Retype, please, the listing from its opening line through the line that contains "width=0.6pt] (sb) -- (eb);", both included, without the pictures.

======

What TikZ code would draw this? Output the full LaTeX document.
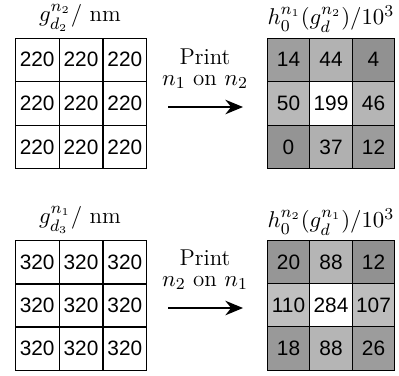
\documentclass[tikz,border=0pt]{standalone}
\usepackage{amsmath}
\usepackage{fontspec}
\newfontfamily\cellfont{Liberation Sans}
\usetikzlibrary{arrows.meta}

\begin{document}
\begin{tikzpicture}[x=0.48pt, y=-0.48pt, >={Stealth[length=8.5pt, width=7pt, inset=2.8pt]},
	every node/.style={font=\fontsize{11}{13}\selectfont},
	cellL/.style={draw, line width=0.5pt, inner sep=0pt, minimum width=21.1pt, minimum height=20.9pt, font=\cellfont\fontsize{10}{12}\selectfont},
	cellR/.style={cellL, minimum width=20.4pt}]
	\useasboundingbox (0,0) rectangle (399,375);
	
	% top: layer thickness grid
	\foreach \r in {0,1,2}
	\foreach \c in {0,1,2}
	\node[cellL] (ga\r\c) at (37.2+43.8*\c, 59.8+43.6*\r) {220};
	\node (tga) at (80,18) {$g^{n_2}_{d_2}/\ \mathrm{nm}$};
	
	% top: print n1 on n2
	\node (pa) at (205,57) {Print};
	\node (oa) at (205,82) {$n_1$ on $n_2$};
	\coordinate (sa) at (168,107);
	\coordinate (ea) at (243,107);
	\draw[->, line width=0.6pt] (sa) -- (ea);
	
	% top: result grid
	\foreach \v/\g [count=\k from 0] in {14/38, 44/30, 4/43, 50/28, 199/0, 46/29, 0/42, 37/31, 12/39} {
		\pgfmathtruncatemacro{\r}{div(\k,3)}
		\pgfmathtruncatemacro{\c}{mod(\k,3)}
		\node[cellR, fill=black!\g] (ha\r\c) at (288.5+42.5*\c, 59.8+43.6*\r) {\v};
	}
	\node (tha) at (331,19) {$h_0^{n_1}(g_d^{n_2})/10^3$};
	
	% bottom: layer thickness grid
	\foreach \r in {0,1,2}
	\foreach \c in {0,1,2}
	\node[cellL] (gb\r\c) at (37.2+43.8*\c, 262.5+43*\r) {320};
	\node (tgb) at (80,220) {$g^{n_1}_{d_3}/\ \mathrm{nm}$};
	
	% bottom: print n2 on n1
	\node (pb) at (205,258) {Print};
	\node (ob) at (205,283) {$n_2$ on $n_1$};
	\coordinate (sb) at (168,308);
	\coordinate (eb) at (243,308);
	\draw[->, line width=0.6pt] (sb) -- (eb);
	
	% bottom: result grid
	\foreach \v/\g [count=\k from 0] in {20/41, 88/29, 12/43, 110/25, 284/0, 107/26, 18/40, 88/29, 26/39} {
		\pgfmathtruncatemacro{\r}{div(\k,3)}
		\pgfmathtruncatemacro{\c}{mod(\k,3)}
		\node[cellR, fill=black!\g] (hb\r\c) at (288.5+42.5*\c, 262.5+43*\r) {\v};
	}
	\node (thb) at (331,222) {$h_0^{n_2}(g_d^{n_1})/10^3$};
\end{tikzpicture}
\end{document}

======

_Task answer:_
What TikZ code would draw this? Output the full LaTeX document.
\documentclass[tikz,border=0pt]{standalone}
\usepackage{amsmath}
\usepackage{fontspec}
\newfontfamily\cellfont{Liberation Sans}
\usetikzlibrary{arrows.meta}

\begin{document}
\begin{tikzpicture}[x=0.48pt, y=-0.48pt, >={Stealth[length=8.5pt, width=7pt, inset=2.8pt]},
	every node/.style={font=\fontsize{11}{13}\selectfont},
	cellL/.style={draw, line width=0.5pt, inner sep=0pt, minimum width=21.1pt, minimum height=20.9pt, font=\cellfont\fontsize{10}{12}\selectfont},
	cellR/.style={cellL, minimum width=20.4pt}]
	\useasboundingbox (0,0) rectangle (399,375);
	
	% top: layer thickness grid
	\foreach \r in {0,1,2}
	\foreach \c in {0,1,2}
	\node[cellL] (ga\r\c) at (37.2+43.8*\c, 59.8+43.6*\r) {220};
	\node (tga) at (80,18) {$g^{n_2}_{d_2}/\ \mathrm{nm}$};
	
	% top: print n1 on n2
	\node (pa) at (205,57) {Print};
	\node (oa) at (205,82) {$n_1$ on $n_2$};
	\coordinate (sa) at (168,107);
	\coordinate (ea) at (243,107);
	\draw[->, line width=0.6pt] (sa) -- (ea);
	
	% top: result grid
	\foreach \v/\g [count=\k from 0] in {14/38, 44/30, 4/43, 50/28, 199/0, 46/29, 0/42, 37/31, 12/39} {
		\pgfmathtruncatemacro{\r}{div(\k,3)}
		\pgfmathtruncatemacro{\c}{mod(\k,3)}
		\node[cellR, fill=black!\g] (ha\r\c) at (288.5+42.5*\c, 59.8+43.6*\r) {\v};
	}
	\node (tha) at (331,19) {$h_0^{n_1}(g_d^{n_2})/10^3$};
	
	% bottom: layer thickness grid
	\foreach \r in {0,1,2}
	\foreach \c in {0,1,2}
	\node[cellL] (gb\r\c) at (37.2+43.8*\c, 262.5+43*\r) {320};
	\node (tgb) at (80,220) {$g^{n_1}_{d_3}/\ \mathrm{nm}$};
	
	% bottom: print n2 on n1
	\node (pb) at (205,258) {Print};
	\node (ob) at (205,283) {$n_2$ on $n_1$};
	\coordinate (sb) at (168,308);
	\coordinate (eb) at (243,308);
	\draw[->, line width=0.6pt] (sb) -- (eb);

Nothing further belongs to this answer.